Pearson chi-square tests (when the “don’t know” option was included) and Mantel-Haenszel chi-square tests for ordered categorical responses (when the “don’t know” option was excluded) were used to compare the groups for differences in the questionnaire responses. Agreement between the child and parent responses to the questionnaire was evaluated using two-way contingency tables, percent agreement, and kappa statistics.
2
Subjects and methods
2.1
Study design
The present study followed a multi-center, parallel, randomized, laboratory analyst-blind design. Subjects (7–12 yrs) were randomized to either a gummy bear or no-gummy bear study group. A baseline plaque sample was obtained after a wash-out period. Fluoride varnish was applied to all teeth in both groups, with subjects in the gummy bear group receiving two calcium-containing gummy bears prior to varnish application. Subjects were given two questionnaires to complete (one for the subject, one for the parent – identical content, with the one for the parent serving as validation of their child’s answers) to investigate adherence to post-treatment instructions. Three days after varnish application, a second plaque sample was obtained. Plaque samples were analyzed for plaque fluid and total plaque fluoride concentrations. Responses for each question in the questionnaire were summarized using basic frequencies and adherence to written instructions determined.
2.2
Ethical aspects
The present study was conducted in accordance with the Declaration of Helsinki. The study protocol, forms, written instructions and questionnaires were reviewed and approved by the IUPUI Institutional Review Board, #1509237792. The study was conducted at schools and community centers in Indianapolis, IN (US) and at the Oral Health Research Institute (OHRI).

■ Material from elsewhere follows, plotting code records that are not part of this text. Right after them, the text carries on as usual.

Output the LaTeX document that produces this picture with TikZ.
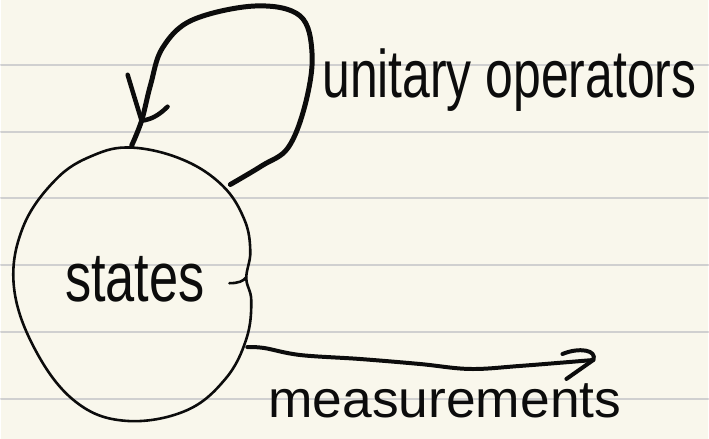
\documentclass[tikz,border=0pt]{standalone}
\usepackage{fontspec}
\setmainfont{Liberation Sans}
\usepackage{graphicx}
\usepackage{tikz}
\definecolor{paper}{RGB}{249,247,236}
\definecolor{rule}{RGB}{208,208,208}
\definecolor{ink}{RGB}{12,12,12}

\begin{document}
\begin{tikzpicture}[x=1pt, y=-1pt, line join = round, line cap = round,
  hand/.style={anchor=base west, inner sep=0pt, text=ink, font=\fontsize{50}{50}\selectfont}]
\fill[paper] (0,0) rectangle (709,440);
\foreach \y in {65,132,199,266,333,400}
  \draw[rule, line width=2pt] (0,\y) -- (709,\y);

\node[hand] (states) at (64,302) {\scalebox{1.05}[1.4]{states}};
\node[hand] (unitary) at (322,98) {\scalebox{1.0}[1.35]{unitary operators}};
\node[hand] (measurements) at (268,419) {\scalebox{1.07}[1.05]{measurements}};

\coordinate (loopstart) at (230,185);
\coordinate (loopend) at (131,146);
\coordinate (looptip) at (141,121);
\coordinate (measstart) at (247,348);
\coordinate (meastip) at (594,361);

% the blob round the states
\draw[ink, line width=2.6pt] plot[smooth cycle, tension=0.65] coordinates {
  (131,148) (182,160) (222,186) (244,220) (250,252) (246,279) (251,302)
  (246,340) (225,380) (185,412) (125,422) (75,403) (35,352) (13,288)
  (22,228) (55,180) (92,156)};
\draw[ink, line width=2.6pt] (229,284) .. controls (238,284) and (243,282) .. (246,278);

% unitary operators loop
\draw[ink, line width=5pt] plot[smooth, tension=0.6] coordinates {
  (loopstart) (262,166) (288,148) (305,105) (312,55) (300,16) (255,6)
  (192,20) (162,48) (150,85) (looptip) (loopend)};
\draw[ink, line width=4.5pt] (127,75) .. controls (133,95) and (137,108) .. (looptip);
\draw[ink, line width=4.5pt] (167,107) .. controls (158,116) and (150,120) .. (looptip);

% measurements arrow
\draw[ink, line width=4pt] plot[smooth, tension=0.6] coordinates {
  (measstart) (264,349) (300,356) (360,360) (420,365) (470,370) (520,367) (meastip)};
\draw[ink, line width=4pt] (563,355) .. controls (580,348) and (598,351) .. (meastip) -- (567,380);
\end{tikzpicture}
\end{document}
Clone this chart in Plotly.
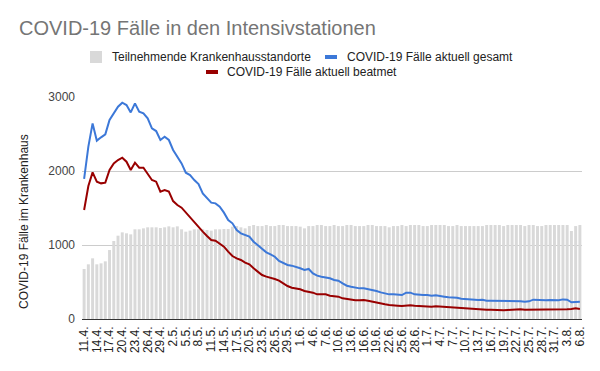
import pandas as pd
import plotly.graph_objects as go

# ---- data ----
dates = pd.date_range("2020-04-11", "2020-08-06", freq="D")
categories = [f"{d.day}.{d.month}." for d in dates]
tick_labels = categories[::3]

standorte = [
    676, 739, 820, 739, 752, 779, 932, 1054, 1126, 1171,
    1158, 1144, 1212, 1212, 1225, 1239, 1239, 1239, 1230, 1239,
    1252, 1239, 1252, 1212, 1180, 1194, 1212, 1212, 1212, 1203,
    1194, 1212, 1212, 1216, 1216, 1248, 1256, 1239, 1225, 1256,
    1270, 1256,
    1256, 1270, 1256, 1256, 1270, 1270, 1256, 1256, 1256, 1248,
    1225, 1256, 1256, 1270, 1270, 1256, 1256, 1270, 1256, 1256,
    1270, 1270, 1256, 1256, 1256, 1270, 1270, 1256, 1256, 1256,
    1239, 1256, 1256, 1270,
    1256, 1270, 1270, 1270, 1256, 1256, 1270, 1270, 1270, 1270,
    1256, 1256, 1270, 1256, 1256, 1256, 1256, 1256, 1256, 1270,
    1270, 1270, 1270, 1256, 1270, 1270, 1270, 1270, 1256, 1270,
    1270, 1256, 1256, 1270, 1270, 1270, 1270, 1270, 1270, 1189,
    1256, 1270,
]

gesamt = [
    1892, 2329, 2643, 2410, 2455, 2495, 2689, 2779, 2869, 2923,
    2891, 2792, 2914, 2800, 2779, 2711, 2576, 2540, 2419, 2464,
    2419, 2284, 2193, 2103, 1977, 1945, 1878, 1824, 1698, 1631,
    1572, 1563, 1518, 1437, 1338, 1293, 1203, 1158, 1135, 1113,
    1045, 1000,
    955, 901, 874, 842, 784, 752, 730, 721, 707, 685,
    662, 676, 617, 586, 572, 563, 550, 527, 518, 482,
    450, 437, 423, 414, 414, 405, 392, 378, 360, 347,
    333, 333, 324, 324, 356, 356, 333, 324, 324, 324,
    315,
    320, 315, 302, 293, 293, 288, 275, 270, 257, 252,
    257, 261, 248, 248, 248, 243, 248, 243, 248, 243,
    239, 234, 239, 261, 257, 252, 252, 257, 257, 252,
    265, 261, 225, 234, 234,
]

beatmet = [
    1473, 1797, 1981, 1856, 1833, 1842, 2013, 2103, 2148, 2180,
    2126, 2013, 2112, 2045, 2045, 1968, 1878, 1856, 1721, 1743,
    1721, 1594, 1540, 1504, 1437, 1383, 1306, 1248, 1180, 1122,
    1067, 1058, 1022, 977, 910, 851, 820, 798, 762, 739,
    685, 640,
    594, 572, 558, 540, 518, 482, 446, 423, 414, 401,
    378, 369, 356, 333, 333, 333, 315, 311, 302, 279,
    270, 257, 253, 253, 257, 248, 234, 225, 212, 198,
    189, 189, 180, 176, 185, 185, 180, 176, 171, 167,
    167,
    171, 167, 162, 158, 153, 149, 144, 140, 135, 131,
    131, 131, 126, 126, 122, 117, 117, 122, 126, 126,
    131, 126, 126, 131, 131, 126, 122, 122, 126, 126,
    126, 131, 135, 144, 135,
]

y_ticks = [0, 1000, 2000, 3000]

series_names = [
    "Teilnehmende Krankenhausstandorte",
    "COVID-19 Fälle aktuell gesamt",
    "COVID-19 Fälle aktuell beatmet",
]
title_text = "COVID-19 Fälle in den Intensivstationen"
y_title = "COVID-19 Fälle im Krankenhaus"

# ---- style ----
# The page puts the figure 8px in from the top-left corner (default body margin),
# so layout positions below are given in page pixels and shifted by OFF.
OFF = 8
W, H = 600, 371
PLOT_L, PLOT_R, PLOT_T, PLOT_B = 82, 582, 97, 319          # page pixels
L, T = PLOT_L - OFF, PLOT_T - OFF
R, B = W - (PLOT_R - OFF), H - (PLOT_B - OFF)
PW, PH = W - L - R, H - T - B
FONT = "Arial, Liberation Sans, sans-serif"
C_BAR, C_BLUE, C_RED = "#d9d9d9", "#3c78d8", "#990000"


def px_x(px):
    return (px - PLOT_L) / PW


def px_y(py):
    return (PLOT_B - py) / PH


fig = go.Figure()
fig.add_trace(go.Bar(x=categories, y=standorte, name=series_names[0],
                     marker=dict(color=C_BAR, line=dict(width=0))))
fig.add_trace(go.Scatter(x=categories, y=gesamt, name=series_names[1], mode="lines",
                         line=dict(color=C_BLUE, width=2)))
fig.add_trace(go.Scatter(x=categories, y=beatmet, name=series_names[2], mode="lines",
                         line=dict(color=C_RED, width=2)))

# custom legend (two centered rows), page pixel positions
legend_items = [
    ("square", C_BAR, 90, 110, 57, series_names[0]),
    ("line", C_BLUE, 325, 345, 57, series_names[1]),
    ("line", C_RED, 206, 225, 72, series_names[2]),
]
shapes = []
annotations = []
for kind, col, sx, tx, cy, label in legend_items:
    if kind == "square":
        x0, x1, y0, y1 = sx, sx + 12, cy - 6, cy + 6
    else:
        x0, x1, y0, y1 = sx, sx + 12, cy - 2, cy + 2
    shapes.append(dict(type="rect", xref="paper", yref="paper",
                       x0=px_x(x0), x1=px_x(x1), y0=px_y(y1), y1=px_y(y0),
                       fillcolor=col, line=dict(width=0)))
    annotations.append(dict(text=label, xref="paper", yref="paper",
                            x=px_x(tx), y=px_y(cy), xanchor="left", yanchor="middle",
                            showarrow=False, font=dict(family=FONT, size=12, color="#222222")))

annotations.append(dict(text=y_title, xref="paper", yref="paper",
                        x=px_x(24), y=px_y(222), xanchor="center", yanchor="middle",
                        textangle=-90, showarrow=False,
                        font=dict(family=FONT, size=12, color="#222222")))

fig.update_layout(
    width=W, height=H,
    margin=dict(l=L, r=R, t=T, b=B, pad=0),
    paper_bgcolor="white", plot_bgcolor="white",
    showlegend=False,
    bargap=0.3,
    title=dict(text=title_text, xref="container", yref="container",
               x=(19 - OFF) / W, xanchor="left", y=1 - (28 - OFF) / H, yanchor="middle",
               font=dict(family=FONT, size=20, color="#757575")),
    shapes=shapes,
    annotations=annotations,
    xaxis=dict(type="category", tickmode="array", tickvals=tick_labels, ticktext=tick_labels,
               tickangle=-90, showgrid=False, showline=False, zeroline=False,
               ticks="", ticklabelstandoff=4,
               tickfont=dict(family=FONT, size=12, color="#222222")),
    yaxis=dict(range=[0, 3000], tickvals=y_ticks, showgrid=True, gridcolor="#cccccc",
               gridwidth=1, zeroline=True, zerolinecolor="#333333", zerolinewidth=1,
               showline=False, ticks="", ticklabelstandoff=6,
               tickfont=dict(family=FONT, size=12, color="#444444")),
)

fig.write_html("out.html")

Written parent consent and child assent (subjects) were obtained prior to screening. Subjects received oral soft and hard tissue examinations throughout the study.
2.3
Subjects
Forty-four subjects, aged 7–12 years, who met the inclusion criteria (good general and oral health; at least 16 teeth; no oral soft tissue lesions, no periodontal disease including severe gingivitis or cavitated carious lesions; understand, willing, able and likely to comply with study instructions) were enrolled. Exclusion criteria were known or suspected allergy or hypersensitivity to fluoride varnishes (e.g. pine nut allergy); taking fluoride supplements or other fluoride products for medical purposes except for fluoride naturally occurring in diet and toothpaste; taking any prescription antibiotics for any medical purpose. A randomization schedule, provided by the biostatistician, was used to assign subjects to the two study groups at screening.
2.4
Study products
The study products can be found in Table 1 . The gummy bears had a declared calcium content of 100 mg per gummy in the form of tricalcium phosphate, with a daily serving size of two gummies. Prior to the conduct of the present study, the ability of a variety of calcium-containing gummies to release ionic calcium was evaluated (see Supplemental material). The chosen brand was selected due its superior ability to release calcium. The serving size of 200 mg calcium is somewhat comparable to the amount of calcium applied in a pre-rinse in the study by Vogel et al. [ ] (20 ml of 150 mM calcium equates to 120 mg calcium).